Job status by job ID or name
Description
Job status by job ID or name
Usage
job_status_by_name(job_name)
job_status_by_id(job_id)
Arguments
job_name |
A single job name. |
job_id |
A single job ID. |
Value
A vector of job status, with job IDs are names.
Examples
## Not run:
job_status_by_name("example")
job_status_by_id(123456)
## End(Not run)
Check whether there are dump files
Description
Check whether there are dump files
Usage
list_dump_files(print = TRUE)
Arguments
print |
Whether to print messages. |
Details
For the failed jobs, LSF cluster might generate a core dump file and R might generate a .RDataTmp file.

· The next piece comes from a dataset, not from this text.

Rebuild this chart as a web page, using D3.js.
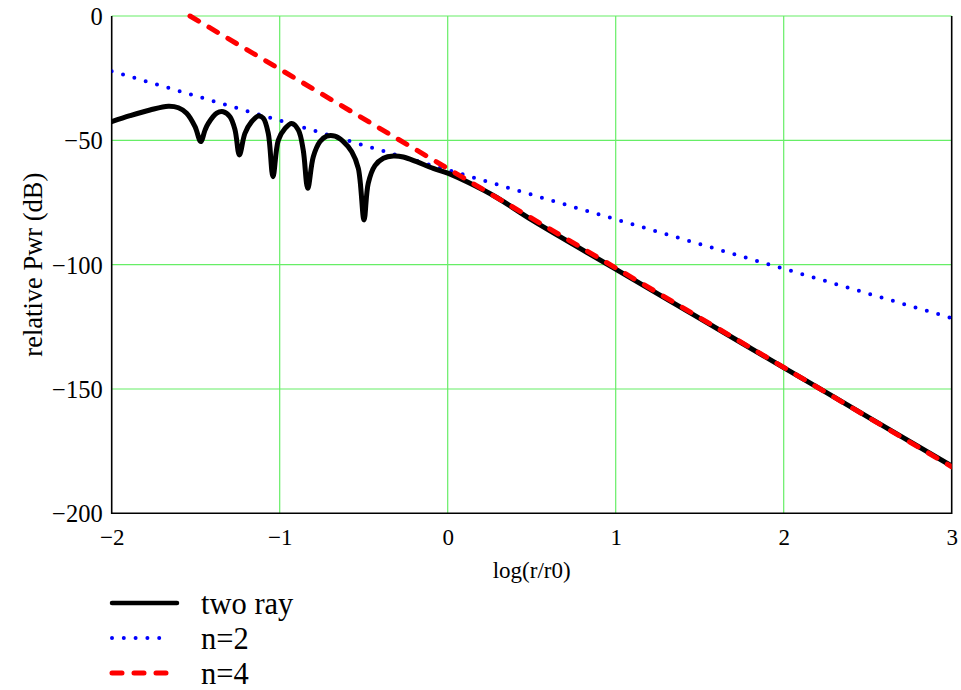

Note if you manually set working directory in your R code/script, the R dump file can be not caught.
Value
A vector of file names.
Examples
## Not run:
list_dump_files()
## End(Not run)
Clear temporary dir
Description
Clear temporary dir
Usage
list_temp_files()
remove_temp_files(ask = TRUE)
Arguments
ask |
Whether to promote. |
Details
The temporary files might be used by the running/pending jobs. Deleting them would affect some jobs. You should better delete them after all jobs are done.
Examples
## Not run:
list_temp_files()
## End(Not run)
Browser-based interactive job monitor
Description
Browser-based interactive job monitor
Usage
monitor()
Details
The monitor is implemented as a shiny app.
Examples
## Not run:
monitor()
## End(Not run)
Summary of jobs
Description
Summary of jobs
Usage
## S3 method for class 'bjobs'
print(x, ...)
Arguments
x |
A |
... |
other arguments. |
Submit a random job
Description
Submit a random job
Usage
random_job(name, secs = 30, ...)
Arguments
name |
Job name. |
secs |
Seconds to sleep. |
... |
Pass to |
Details
It simply runs Sys.sleep(secs) in the job.
Value
A job ID.
Examples
## Not run:
random_job()
## End(Not run)
Retrieve saved variable
Description
Retrieve saved variable
Usage
retrieve_var(job_id, job_name = NULL, wait = 30)
Arguments
job_id |
A single job ID. |
job_name |
A single job name. Since jobs may have the same names, the most recent job is selected. |
wait |
Seconds to wait until the job is finished. |
Details
It retrieves the saved variable in bsub_chunk() when save_rds = TRUE is set.
Value
The retrieved object.
Examples
## Not run:
job_id = bsub_chunk(name = "example", save_var = TRUE,
{
Sys.sleep(10)
1+1
})
retrieve_var(job_id)
## End(Not run)
Run command on submission node
Description
Run command on submission node
Usage
run_cmd(cmd, print = FALSE)
Arguments
cmd |
A single-line command. |
print |
Whether to print output from the command. |
Details
If current node is not the submission node, the command is executed via ssh.
Value
The output of the command.
Examples
## Not run:
# run pwd on remote node
run_cmd("pwd")
## End(Not run)
Connect to submisstion via ssh
Description
Connect to submisstion via ssh
Usage
ssh_connect(...)
ssh_disconnect()
Arguments
... |
Pass to |
Examples
# ssh is automatically connected. To manually connect ssh, run:
## Not run:
ssh_connect()
ssh_disconnect()
## End(Not run)
# where the user name is the one you set in `bsub_opt$user` and
# the node is the one you set in `bsub_opt$login_node`.